Leave out the pictures and print only the lines from the one with "Rebuild this chart" through the one with "CJK JP', 'Noto", exactly as they are.

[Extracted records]

▼

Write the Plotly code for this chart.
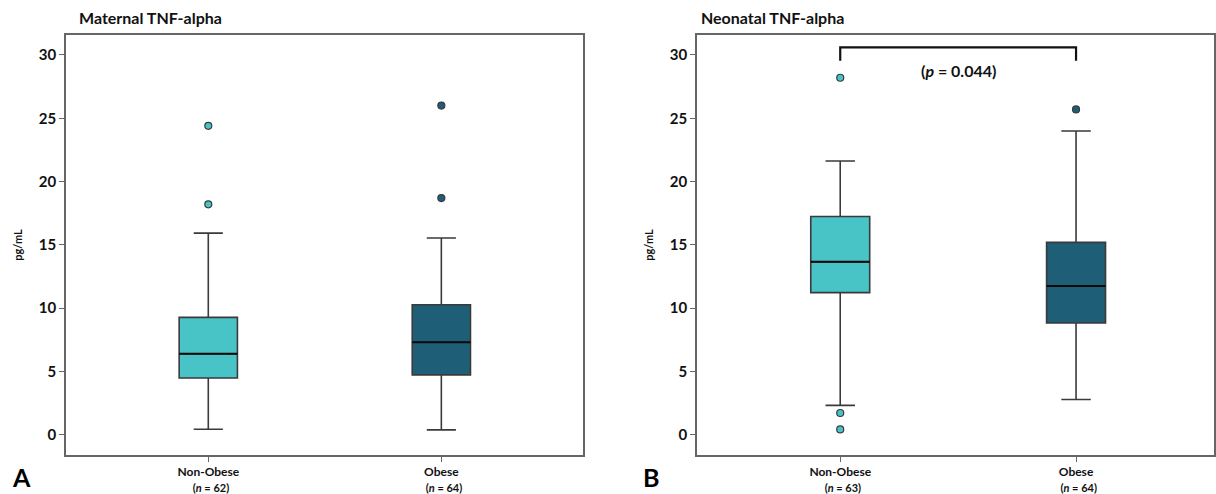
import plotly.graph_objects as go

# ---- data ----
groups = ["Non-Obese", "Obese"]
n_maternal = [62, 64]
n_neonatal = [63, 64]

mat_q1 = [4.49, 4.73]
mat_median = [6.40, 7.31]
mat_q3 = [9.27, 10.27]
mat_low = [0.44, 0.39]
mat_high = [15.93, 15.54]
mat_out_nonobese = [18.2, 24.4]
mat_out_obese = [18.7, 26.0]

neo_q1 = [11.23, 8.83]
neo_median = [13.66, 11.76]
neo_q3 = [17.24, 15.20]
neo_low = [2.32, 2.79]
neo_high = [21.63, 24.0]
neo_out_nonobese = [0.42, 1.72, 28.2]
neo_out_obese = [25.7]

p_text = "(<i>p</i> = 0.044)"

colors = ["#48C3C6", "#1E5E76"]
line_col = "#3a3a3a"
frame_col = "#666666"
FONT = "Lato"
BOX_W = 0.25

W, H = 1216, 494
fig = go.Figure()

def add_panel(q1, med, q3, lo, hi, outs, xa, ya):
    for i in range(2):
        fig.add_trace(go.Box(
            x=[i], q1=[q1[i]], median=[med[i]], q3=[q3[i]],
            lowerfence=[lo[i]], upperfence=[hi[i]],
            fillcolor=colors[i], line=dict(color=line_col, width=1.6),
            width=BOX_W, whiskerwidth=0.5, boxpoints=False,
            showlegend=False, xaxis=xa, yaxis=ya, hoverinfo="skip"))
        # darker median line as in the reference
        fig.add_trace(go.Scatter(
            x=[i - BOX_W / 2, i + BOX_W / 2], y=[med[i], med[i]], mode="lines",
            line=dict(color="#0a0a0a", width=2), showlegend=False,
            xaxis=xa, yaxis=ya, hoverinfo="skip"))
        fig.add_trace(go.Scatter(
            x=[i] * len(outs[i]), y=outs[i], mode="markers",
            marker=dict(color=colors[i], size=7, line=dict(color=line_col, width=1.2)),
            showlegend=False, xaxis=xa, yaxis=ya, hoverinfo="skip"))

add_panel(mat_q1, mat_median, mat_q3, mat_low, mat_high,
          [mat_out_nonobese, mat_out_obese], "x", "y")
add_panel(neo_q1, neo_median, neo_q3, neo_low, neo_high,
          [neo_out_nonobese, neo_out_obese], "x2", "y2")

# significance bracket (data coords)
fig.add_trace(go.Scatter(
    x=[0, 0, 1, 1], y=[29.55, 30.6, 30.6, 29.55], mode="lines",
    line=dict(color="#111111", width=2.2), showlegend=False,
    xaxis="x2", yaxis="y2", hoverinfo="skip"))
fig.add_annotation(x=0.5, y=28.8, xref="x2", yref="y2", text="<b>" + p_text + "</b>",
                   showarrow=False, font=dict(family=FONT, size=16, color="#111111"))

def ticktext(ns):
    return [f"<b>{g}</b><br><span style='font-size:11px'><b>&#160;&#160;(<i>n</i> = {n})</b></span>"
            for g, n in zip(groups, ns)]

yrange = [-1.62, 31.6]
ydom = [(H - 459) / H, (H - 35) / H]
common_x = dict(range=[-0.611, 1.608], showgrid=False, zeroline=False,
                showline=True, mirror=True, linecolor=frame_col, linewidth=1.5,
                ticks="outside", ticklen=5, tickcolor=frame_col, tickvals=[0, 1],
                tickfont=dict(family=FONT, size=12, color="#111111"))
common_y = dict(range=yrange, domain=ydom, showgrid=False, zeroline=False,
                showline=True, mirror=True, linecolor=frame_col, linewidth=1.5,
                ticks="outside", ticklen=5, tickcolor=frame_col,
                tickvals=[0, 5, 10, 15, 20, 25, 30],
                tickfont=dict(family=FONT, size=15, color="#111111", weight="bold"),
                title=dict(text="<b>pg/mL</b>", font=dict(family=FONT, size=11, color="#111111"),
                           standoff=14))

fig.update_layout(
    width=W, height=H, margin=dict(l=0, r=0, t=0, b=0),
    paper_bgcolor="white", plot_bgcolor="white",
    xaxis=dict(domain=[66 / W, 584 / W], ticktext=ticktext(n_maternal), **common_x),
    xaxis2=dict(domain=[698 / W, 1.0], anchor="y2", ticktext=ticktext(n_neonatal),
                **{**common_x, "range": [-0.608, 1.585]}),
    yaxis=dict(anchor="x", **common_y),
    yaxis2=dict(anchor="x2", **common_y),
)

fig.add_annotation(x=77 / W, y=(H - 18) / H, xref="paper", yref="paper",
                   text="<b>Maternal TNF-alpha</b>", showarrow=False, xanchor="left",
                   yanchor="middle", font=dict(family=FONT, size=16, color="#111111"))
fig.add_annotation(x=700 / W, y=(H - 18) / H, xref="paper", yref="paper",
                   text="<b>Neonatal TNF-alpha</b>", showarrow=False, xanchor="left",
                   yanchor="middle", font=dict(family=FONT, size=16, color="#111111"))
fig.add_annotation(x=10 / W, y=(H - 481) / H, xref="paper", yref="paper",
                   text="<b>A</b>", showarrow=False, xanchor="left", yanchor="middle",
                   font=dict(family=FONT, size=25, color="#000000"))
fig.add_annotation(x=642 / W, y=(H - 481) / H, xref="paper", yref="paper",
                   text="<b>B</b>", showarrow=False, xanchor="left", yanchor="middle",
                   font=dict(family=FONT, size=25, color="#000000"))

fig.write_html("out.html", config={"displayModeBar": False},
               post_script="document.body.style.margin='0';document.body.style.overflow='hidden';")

▲
▼

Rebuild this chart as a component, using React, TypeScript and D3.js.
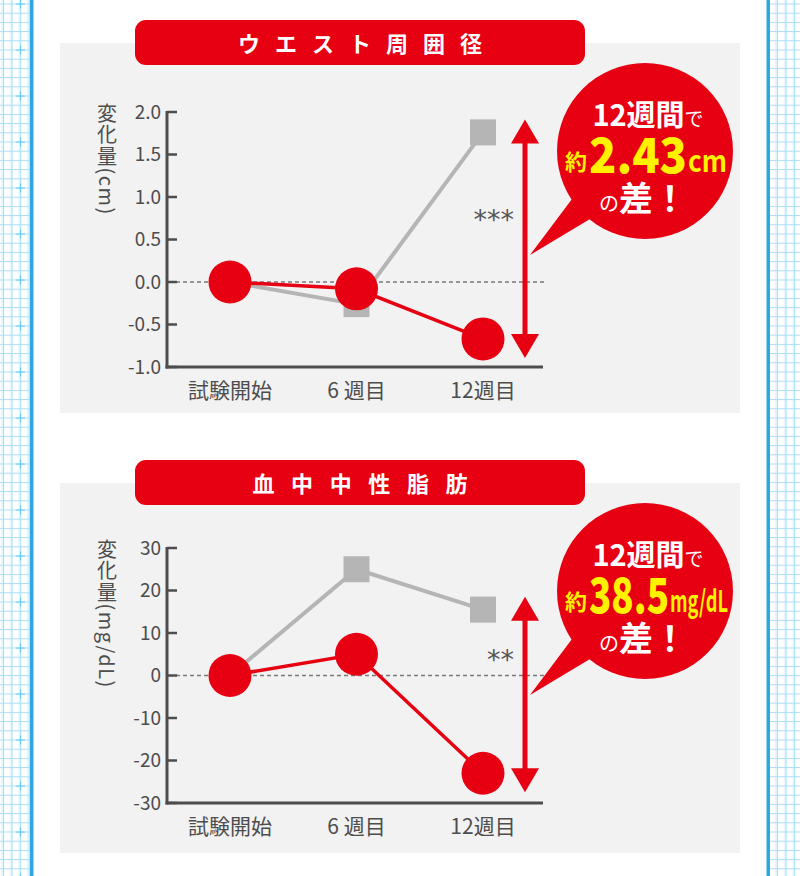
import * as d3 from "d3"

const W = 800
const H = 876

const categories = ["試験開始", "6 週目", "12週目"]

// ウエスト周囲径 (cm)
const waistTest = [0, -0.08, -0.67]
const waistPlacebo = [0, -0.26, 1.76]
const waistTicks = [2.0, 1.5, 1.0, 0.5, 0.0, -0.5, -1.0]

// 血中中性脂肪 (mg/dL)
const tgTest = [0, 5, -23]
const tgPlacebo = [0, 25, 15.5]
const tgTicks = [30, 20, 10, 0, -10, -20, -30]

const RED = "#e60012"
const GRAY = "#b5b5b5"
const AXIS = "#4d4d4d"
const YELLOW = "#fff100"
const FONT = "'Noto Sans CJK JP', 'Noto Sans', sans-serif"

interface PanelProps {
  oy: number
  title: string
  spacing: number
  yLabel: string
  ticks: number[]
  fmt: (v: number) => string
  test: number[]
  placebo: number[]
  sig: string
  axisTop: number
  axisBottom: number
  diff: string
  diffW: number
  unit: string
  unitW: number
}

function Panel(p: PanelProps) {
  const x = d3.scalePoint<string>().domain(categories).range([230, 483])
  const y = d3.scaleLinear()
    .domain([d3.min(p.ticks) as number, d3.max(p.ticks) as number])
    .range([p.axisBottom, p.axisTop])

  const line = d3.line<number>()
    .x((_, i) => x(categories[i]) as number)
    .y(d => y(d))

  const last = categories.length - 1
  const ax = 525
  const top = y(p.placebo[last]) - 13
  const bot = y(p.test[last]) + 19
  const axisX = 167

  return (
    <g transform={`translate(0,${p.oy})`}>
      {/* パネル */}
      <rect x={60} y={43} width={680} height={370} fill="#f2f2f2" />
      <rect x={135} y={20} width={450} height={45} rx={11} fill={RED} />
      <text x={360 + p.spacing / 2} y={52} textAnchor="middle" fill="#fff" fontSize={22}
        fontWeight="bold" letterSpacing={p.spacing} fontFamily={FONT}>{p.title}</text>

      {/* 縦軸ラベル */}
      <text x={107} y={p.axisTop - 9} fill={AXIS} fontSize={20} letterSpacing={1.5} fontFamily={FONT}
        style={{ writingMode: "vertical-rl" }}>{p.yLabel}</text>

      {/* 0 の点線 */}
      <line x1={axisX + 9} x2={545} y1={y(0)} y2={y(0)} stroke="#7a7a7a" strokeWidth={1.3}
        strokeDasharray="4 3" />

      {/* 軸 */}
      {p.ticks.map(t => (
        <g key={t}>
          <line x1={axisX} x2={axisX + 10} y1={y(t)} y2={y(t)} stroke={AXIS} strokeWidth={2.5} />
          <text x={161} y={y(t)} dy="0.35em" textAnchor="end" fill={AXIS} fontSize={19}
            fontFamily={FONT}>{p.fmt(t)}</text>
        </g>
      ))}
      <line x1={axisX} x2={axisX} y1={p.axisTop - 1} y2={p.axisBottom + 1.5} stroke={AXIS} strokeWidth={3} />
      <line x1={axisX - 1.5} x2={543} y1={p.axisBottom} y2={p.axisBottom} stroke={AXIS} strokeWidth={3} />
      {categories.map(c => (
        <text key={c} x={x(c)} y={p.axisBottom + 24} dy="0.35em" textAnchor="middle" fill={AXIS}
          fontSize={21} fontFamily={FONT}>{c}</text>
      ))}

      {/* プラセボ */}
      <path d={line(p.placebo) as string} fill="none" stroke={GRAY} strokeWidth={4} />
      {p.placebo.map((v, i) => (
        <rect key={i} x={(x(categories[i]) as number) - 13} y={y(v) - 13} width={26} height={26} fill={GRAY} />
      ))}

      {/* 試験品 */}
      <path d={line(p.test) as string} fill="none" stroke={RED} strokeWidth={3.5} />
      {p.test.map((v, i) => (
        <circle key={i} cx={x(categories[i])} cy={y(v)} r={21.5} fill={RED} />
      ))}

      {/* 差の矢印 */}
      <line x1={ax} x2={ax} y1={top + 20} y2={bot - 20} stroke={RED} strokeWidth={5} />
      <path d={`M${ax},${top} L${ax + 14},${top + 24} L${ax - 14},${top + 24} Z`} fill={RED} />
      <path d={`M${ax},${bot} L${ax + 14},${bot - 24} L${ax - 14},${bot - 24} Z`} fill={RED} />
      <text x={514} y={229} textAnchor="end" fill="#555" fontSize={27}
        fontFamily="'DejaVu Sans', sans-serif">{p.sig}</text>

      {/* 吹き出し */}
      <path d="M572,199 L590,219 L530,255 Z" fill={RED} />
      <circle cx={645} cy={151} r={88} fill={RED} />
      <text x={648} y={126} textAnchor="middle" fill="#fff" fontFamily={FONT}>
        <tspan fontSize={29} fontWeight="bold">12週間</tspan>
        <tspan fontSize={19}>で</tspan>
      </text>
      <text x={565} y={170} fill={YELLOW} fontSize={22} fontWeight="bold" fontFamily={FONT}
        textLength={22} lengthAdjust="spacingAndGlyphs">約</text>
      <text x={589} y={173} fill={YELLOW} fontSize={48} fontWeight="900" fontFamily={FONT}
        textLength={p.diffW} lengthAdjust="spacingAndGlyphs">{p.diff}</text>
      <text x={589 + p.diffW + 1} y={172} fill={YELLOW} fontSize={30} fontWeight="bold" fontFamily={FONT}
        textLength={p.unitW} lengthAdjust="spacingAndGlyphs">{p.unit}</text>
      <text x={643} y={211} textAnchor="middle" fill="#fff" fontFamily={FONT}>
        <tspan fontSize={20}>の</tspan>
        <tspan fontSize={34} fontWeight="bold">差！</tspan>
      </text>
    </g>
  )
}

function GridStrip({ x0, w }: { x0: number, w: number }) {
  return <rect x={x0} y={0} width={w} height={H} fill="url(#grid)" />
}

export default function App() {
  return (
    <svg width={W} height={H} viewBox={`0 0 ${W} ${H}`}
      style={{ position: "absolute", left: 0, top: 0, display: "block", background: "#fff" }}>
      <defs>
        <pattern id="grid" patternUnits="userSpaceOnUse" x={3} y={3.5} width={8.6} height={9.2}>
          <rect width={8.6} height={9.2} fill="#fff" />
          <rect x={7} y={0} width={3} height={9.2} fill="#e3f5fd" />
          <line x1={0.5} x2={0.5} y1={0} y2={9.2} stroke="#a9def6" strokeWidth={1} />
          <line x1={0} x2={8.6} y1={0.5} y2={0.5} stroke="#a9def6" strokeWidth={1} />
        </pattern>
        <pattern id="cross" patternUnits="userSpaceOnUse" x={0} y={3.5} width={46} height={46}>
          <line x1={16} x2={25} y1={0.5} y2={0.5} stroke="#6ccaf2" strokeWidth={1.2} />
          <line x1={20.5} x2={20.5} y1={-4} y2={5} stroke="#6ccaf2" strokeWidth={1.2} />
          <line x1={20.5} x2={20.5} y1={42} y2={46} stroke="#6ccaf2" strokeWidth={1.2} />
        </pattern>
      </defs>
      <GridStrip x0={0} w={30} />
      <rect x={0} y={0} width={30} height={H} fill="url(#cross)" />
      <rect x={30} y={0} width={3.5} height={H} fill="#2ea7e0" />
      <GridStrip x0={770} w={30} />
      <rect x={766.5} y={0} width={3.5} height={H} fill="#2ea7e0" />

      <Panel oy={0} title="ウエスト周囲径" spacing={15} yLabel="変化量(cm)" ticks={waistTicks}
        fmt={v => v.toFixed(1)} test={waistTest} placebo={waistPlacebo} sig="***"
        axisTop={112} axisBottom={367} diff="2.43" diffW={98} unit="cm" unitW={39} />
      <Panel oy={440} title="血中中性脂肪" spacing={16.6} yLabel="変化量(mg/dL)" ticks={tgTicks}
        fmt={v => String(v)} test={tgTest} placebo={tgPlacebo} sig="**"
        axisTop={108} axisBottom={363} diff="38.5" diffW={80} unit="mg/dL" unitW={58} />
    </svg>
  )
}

▲

> _Exercise solution_:
Rebuild this chart as a component, using React, TypeScript and D3.js.
import * as d3 from "d3"

const W = 800
const H = 876

const categories = ["試験開始", "6 週目", "12週目"]

// ウエスト周囲径 (cm)
const waistTest = [0, -0.08, -0.67]
const waistPlacebo = [0, -0.26, 1.76]
const waistTicks = [2.0, 1.5, 1.0, 0.5, 0.0, -0.5, -1.0]

// 血中中性脂肪 (mg/dL)
const tgTest = [0, 5, -23]
const tgPlacebo = [0, 25, 15.5]
const tgTicks = [30, 20, 10, 0, -10, -20, -30]

const RED = "#e60012"
const GRAY = "#b5b5b5"
const AXIS = "#4d4d4d"
const YELLOW = "#fff100"
const FONT = "'Noto Sans CJK JP', 'Noto Sans', sans-serif"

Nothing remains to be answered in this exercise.